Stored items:
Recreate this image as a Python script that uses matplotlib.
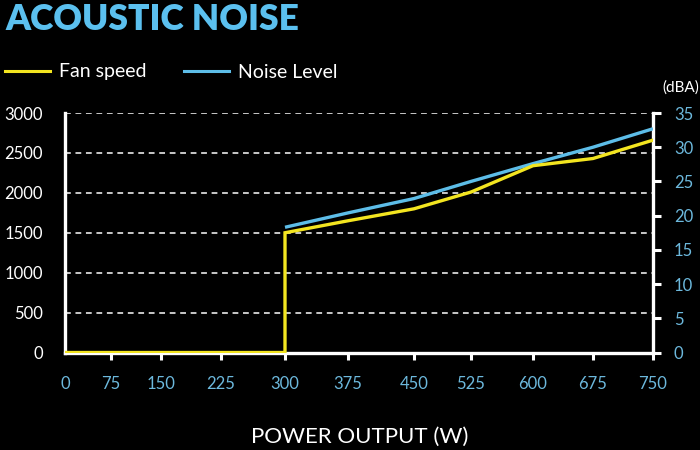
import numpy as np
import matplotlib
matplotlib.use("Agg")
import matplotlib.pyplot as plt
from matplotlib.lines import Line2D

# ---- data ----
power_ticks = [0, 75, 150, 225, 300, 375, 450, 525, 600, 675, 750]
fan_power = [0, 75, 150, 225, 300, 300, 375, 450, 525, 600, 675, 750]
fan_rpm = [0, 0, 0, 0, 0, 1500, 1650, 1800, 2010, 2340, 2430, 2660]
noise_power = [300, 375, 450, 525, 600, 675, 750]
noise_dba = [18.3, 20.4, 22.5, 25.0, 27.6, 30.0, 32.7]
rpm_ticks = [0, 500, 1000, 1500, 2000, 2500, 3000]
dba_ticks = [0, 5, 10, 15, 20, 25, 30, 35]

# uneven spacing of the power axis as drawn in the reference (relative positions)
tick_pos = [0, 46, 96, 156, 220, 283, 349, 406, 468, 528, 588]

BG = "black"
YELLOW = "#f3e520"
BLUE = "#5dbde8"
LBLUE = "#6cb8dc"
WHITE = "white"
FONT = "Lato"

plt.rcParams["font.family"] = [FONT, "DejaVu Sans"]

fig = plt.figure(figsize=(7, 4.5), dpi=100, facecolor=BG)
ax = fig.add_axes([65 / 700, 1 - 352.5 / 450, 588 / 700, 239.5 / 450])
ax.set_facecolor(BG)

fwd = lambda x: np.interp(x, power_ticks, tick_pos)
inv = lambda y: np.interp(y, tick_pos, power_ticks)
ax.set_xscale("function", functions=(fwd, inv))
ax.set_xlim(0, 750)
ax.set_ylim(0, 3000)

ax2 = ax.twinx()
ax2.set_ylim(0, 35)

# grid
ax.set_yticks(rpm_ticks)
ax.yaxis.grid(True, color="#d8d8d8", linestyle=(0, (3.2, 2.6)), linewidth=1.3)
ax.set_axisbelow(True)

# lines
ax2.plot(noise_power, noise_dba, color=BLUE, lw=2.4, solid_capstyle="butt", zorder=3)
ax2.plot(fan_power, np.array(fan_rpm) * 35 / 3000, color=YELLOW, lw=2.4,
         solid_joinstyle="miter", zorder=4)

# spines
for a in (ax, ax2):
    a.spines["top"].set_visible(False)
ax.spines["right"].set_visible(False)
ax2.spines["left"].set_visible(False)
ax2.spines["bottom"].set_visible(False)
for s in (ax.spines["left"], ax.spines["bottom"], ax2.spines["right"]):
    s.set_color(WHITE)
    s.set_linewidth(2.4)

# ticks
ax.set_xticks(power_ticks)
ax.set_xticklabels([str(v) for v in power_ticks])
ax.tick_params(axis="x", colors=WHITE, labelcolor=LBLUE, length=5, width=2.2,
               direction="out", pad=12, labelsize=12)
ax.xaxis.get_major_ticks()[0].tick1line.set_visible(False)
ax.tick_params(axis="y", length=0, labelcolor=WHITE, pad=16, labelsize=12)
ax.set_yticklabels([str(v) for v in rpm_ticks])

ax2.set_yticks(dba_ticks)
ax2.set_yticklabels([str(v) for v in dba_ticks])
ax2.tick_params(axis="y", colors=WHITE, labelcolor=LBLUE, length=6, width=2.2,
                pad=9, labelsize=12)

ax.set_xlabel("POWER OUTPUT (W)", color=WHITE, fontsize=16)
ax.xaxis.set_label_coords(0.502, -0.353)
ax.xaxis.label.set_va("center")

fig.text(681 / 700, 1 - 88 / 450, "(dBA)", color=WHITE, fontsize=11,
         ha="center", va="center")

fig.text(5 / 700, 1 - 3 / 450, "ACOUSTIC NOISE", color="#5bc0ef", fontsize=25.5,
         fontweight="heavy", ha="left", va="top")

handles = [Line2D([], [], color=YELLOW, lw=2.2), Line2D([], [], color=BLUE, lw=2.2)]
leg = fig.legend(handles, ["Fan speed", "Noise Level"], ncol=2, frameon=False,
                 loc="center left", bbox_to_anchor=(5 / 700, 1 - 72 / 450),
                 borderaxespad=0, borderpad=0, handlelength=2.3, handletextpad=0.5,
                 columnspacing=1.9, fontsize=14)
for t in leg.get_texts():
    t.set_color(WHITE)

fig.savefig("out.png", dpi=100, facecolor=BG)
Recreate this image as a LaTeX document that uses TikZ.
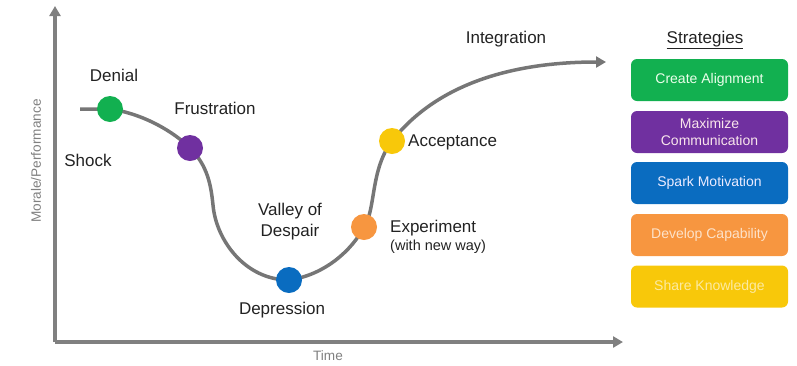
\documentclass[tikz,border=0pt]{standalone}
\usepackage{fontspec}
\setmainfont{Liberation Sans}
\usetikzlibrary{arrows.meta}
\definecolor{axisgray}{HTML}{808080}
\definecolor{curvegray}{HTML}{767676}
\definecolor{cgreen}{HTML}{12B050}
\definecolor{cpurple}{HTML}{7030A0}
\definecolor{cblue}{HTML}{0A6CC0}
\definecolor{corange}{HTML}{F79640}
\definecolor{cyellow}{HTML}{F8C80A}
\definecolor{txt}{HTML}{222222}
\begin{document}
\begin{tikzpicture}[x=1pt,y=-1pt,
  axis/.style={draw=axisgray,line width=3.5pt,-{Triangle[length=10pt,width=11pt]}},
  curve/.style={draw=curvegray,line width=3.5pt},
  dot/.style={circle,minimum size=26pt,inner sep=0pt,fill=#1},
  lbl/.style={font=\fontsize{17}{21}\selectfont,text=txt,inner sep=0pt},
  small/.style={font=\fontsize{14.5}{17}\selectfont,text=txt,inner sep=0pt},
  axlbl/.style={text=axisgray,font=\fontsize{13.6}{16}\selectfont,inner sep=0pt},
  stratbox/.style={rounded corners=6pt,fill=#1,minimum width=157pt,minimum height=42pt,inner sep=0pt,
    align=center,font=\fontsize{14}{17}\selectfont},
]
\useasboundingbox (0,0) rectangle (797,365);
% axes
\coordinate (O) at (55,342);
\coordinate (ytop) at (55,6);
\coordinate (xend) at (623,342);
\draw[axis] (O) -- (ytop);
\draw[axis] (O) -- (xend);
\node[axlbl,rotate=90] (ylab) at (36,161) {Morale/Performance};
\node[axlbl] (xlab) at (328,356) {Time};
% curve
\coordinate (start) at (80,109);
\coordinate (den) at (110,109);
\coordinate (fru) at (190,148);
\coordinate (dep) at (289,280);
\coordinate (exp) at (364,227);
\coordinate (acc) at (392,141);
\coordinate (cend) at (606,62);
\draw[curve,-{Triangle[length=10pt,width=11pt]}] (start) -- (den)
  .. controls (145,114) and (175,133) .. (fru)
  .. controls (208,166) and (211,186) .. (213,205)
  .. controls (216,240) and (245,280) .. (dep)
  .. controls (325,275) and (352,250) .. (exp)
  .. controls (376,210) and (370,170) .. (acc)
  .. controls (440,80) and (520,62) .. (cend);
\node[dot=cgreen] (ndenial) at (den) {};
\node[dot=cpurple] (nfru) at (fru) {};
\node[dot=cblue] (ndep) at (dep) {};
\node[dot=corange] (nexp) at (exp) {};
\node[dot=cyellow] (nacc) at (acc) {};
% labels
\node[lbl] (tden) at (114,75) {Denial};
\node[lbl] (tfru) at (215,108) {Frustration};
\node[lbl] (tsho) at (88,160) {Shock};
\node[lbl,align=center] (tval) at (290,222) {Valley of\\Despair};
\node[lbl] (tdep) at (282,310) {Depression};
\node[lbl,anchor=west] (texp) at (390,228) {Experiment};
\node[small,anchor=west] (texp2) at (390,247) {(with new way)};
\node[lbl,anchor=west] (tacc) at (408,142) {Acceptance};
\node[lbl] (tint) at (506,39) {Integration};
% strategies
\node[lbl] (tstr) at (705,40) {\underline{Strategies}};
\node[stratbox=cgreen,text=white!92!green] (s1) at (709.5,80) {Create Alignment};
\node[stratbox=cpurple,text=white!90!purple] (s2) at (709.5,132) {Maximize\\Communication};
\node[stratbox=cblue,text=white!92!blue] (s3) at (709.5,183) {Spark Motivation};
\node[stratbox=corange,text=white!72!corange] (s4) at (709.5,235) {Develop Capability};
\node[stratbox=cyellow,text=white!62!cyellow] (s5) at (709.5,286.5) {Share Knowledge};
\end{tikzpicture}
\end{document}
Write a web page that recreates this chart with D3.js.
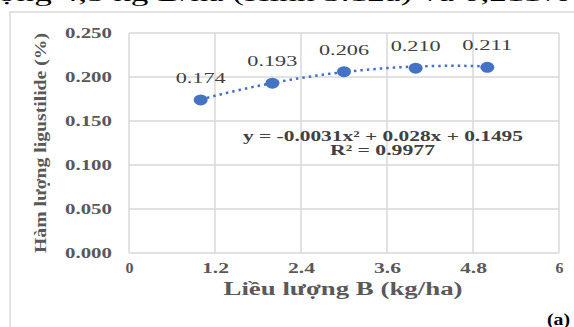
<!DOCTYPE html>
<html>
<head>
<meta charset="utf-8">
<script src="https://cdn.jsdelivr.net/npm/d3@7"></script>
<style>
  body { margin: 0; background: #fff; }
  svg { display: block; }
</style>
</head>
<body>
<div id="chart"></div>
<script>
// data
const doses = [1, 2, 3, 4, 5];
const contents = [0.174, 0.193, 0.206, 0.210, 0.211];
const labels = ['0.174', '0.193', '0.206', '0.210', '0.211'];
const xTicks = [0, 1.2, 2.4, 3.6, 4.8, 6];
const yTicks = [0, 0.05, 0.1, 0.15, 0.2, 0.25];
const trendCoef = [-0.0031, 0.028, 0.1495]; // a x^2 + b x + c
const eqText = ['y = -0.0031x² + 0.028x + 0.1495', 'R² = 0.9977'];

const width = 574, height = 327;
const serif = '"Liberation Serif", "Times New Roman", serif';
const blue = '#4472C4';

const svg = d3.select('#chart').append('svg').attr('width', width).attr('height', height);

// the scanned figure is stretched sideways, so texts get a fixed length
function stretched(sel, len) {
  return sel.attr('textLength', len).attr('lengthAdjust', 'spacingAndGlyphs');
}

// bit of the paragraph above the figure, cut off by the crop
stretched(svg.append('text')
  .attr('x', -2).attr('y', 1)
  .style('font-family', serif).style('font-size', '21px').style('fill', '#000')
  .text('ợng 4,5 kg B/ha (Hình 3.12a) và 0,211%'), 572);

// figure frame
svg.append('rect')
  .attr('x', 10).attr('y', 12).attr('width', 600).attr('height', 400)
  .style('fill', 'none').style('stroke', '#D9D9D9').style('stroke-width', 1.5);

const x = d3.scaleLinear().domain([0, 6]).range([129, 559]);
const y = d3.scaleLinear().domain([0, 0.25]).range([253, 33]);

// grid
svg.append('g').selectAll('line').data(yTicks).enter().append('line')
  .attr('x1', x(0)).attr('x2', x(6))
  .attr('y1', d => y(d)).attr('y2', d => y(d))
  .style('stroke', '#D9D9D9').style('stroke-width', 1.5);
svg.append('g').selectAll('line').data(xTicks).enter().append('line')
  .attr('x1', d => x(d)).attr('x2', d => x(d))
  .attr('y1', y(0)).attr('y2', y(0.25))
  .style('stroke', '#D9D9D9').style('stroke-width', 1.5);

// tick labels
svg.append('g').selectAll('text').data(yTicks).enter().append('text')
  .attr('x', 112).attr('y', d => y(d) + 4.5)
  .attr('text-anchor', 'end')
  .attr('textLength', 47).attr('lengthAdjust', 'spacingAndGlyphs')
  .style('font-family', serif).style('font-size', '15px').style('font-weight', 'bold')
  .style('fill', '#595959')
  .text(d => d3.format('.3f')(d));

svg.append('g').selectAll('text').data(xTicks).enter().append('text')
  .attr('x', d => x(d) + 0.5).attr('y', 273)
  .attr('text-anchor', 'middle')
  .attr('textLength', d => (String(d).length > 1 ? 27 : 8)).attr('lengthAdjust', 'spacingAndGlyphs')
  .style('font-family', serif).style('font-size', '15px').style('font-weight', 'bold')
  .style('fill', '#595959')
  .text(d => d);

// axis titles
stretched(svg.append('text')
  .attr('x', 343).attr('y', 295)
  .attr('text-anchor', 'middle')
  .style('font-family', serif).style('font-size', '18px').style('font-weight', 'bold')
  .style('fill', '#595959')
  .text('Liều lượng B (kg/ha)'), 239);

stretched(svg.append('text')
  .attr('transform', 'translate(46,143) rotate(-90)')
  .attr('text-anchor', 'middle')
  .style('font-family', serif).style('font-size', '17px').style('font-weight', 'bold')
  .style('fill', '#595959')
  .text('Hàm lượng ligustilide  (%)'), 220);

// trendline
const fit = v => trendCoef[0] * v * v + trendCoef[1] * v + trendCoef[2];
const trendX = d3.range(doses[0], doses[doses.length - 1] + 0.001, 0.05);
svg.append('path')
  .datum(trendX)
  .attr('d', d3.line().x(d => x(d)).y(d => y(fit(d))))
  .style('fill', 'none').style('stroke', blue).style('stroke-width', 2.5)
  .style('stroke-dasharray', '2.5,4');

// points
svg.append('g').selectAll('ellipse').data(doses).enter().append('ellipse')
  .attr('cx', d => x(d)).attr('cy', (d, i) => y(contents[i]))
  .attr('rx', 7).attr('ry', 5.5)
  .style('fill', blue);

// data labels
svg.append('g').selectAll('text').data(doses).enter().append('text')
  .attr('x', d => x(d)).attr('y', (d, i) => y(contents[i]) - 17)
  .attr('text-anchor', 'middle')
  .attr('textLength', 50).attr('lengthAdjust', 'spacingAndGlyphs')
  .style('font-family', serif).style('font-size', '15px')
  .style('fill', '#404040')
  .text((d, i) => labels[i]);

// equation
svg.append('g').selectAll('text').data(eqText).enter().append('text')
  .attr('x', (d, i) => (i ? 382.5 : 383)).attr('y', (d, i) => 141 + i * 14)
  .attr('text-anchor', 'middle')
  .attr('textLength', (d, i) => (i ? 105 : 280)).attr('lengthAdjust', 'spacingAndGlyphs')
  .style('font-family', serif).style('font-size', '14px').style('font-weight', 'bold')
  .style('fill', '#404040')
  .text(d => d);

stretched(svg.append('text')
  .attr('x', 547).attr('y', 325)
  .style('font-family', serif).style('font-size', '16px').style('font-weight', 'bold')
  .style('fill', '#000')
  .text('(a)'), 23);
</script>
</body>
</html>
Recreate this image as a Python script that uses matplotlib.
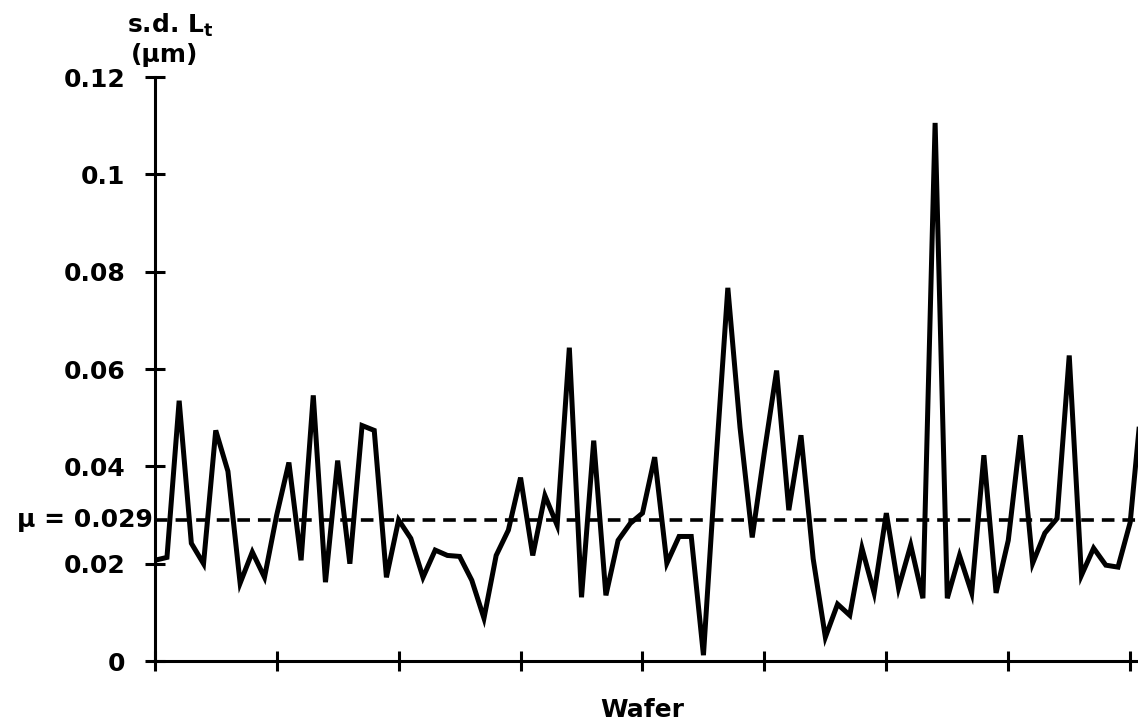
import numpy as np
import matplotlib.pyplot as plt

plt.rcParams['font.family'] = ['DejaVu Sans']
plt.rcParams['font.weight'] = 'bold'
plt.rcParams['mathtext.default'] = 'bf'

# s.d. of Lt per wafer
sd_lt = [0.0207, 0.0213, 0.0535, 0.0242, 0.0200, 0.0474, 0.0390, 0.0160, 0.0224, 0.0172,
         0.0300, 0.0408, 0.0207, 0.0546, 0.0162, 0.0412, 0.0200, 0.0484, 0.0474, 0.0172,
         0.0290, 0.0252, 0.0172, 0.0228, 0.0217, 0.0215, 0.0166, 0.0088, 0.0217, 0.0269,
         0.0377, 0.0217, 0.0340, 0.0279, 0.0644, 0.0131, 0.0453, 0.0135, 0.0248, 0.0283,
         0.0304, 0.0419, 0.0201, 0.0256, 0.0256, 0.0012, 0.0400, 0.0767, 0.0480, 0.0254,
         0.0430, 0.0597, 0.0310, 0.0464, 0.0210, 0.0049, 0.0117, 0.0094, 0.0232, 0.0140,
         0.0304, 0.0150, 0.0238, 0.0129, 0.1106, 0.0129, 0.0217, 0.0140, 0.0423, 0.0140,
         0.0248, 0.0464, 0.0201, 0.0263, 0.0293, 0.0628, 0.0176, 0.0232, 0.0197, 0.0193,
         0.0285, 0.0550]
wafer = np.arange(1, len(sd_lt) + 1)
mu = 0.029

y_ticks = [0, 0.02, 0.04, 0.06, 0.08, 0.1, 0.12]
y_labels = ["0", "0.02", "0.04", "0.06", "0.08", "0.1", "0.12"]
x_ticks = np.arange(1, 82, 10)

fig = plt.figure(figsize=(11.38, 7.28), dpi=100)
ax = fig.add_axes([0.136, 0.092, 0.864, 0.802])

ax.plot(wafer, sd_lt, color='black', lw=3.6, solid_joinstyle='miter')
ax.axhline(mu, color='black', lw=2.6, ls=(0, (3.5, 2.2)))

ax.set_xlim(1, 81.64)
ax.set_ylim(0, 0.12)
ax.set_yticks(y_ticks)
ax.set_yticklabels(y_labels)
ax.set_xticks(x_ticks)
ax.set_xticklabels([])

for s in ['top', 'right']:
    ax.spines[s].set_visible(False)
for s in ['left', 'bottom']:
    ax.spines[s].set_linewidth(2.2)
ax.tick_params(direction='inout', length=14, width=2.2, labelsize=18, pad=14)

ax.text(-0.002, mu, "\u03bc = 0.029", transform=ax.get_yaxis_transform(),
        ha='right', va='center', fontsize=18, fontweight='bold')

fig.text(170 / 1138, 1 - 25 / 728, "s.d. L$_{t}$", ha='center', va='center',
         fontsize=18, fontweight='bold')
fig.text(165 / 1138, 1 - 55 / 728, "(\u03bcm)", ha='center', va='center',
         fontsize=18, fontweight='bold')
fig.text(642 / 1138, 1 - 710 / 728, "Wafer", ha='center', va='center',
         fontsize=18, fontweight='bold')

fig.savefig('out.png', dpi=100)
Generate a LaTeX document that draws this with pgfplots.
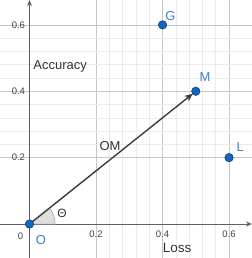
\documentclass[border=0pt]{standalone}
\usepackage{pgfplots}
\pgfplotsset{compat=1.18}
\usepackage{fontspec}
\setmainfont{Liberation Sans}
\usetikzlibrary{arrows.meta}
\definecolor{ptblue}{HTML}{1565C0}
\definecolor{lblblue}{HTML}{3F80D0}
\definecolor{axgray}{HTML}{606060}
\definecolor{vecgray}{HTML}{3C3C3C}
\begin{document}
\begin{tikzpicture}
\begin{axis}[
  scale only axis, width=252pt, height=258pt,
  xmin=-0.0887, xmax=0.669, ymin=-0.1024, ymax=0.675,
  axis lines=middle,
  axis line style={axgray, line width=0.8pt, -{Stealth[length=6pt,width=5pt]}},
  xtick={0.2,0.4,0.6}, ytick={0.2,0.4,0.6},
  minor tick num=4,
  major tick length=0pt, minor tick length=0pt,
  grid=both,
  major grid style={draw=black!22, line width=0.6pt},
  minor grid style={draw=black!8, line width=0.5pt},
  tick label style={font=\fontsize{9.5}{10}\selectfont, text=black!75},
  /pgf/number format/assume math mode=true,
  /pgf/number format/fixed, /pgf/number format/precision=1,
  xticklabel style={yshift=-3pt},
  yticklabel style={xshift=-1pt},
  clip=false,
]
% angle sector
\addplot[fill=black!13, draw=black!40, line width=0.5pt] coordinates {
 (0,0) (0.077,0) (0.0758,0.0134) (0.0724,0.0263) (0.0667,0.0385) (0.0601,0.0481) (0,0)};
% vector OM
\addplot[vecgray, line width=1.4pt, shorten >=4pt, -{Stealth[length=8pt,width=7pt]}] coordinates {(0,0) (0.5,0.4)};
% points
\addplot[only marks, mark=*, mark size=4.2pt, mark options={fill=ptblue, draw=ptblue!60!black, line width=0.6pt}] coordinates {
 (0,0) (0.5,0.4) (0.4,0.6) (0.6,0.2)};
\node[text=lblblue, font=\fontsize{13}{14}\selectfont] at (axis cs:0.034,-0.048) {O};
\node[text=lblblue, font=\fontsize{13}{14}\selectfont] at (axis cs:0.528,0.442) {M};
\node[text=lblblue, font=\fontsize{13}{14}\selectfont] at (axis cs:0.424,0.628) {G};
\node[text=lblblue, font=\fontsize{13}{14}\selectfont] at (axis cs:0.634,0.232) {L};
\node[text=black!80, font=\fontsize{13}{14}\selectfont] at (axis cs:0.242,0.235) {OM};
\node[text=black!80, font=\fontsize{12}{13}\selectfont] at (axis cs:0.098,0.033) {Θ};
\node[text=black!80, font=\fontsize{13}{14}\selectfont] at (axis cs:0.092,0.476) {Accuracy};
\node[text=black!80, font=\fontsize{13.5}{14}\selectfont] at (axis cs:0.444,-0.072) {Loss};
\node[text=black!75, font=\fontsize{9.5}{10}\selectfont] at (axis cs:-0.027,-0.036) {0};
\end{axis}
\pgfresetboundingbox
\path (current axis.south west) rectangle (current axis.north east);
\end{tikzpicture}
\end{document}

*TASK BRIEF*:
Out of the material above, select every line that holds the string "script".

*SOLUTION TO THIS PROBLEM*:
Recreate this image as a Python script that uses matplotlib.
<script src="https://cdn.jsdelivr.net/npm/d3@7"></script>
<script>
</script>
Recreate this image as a Python script that uses matplotlib.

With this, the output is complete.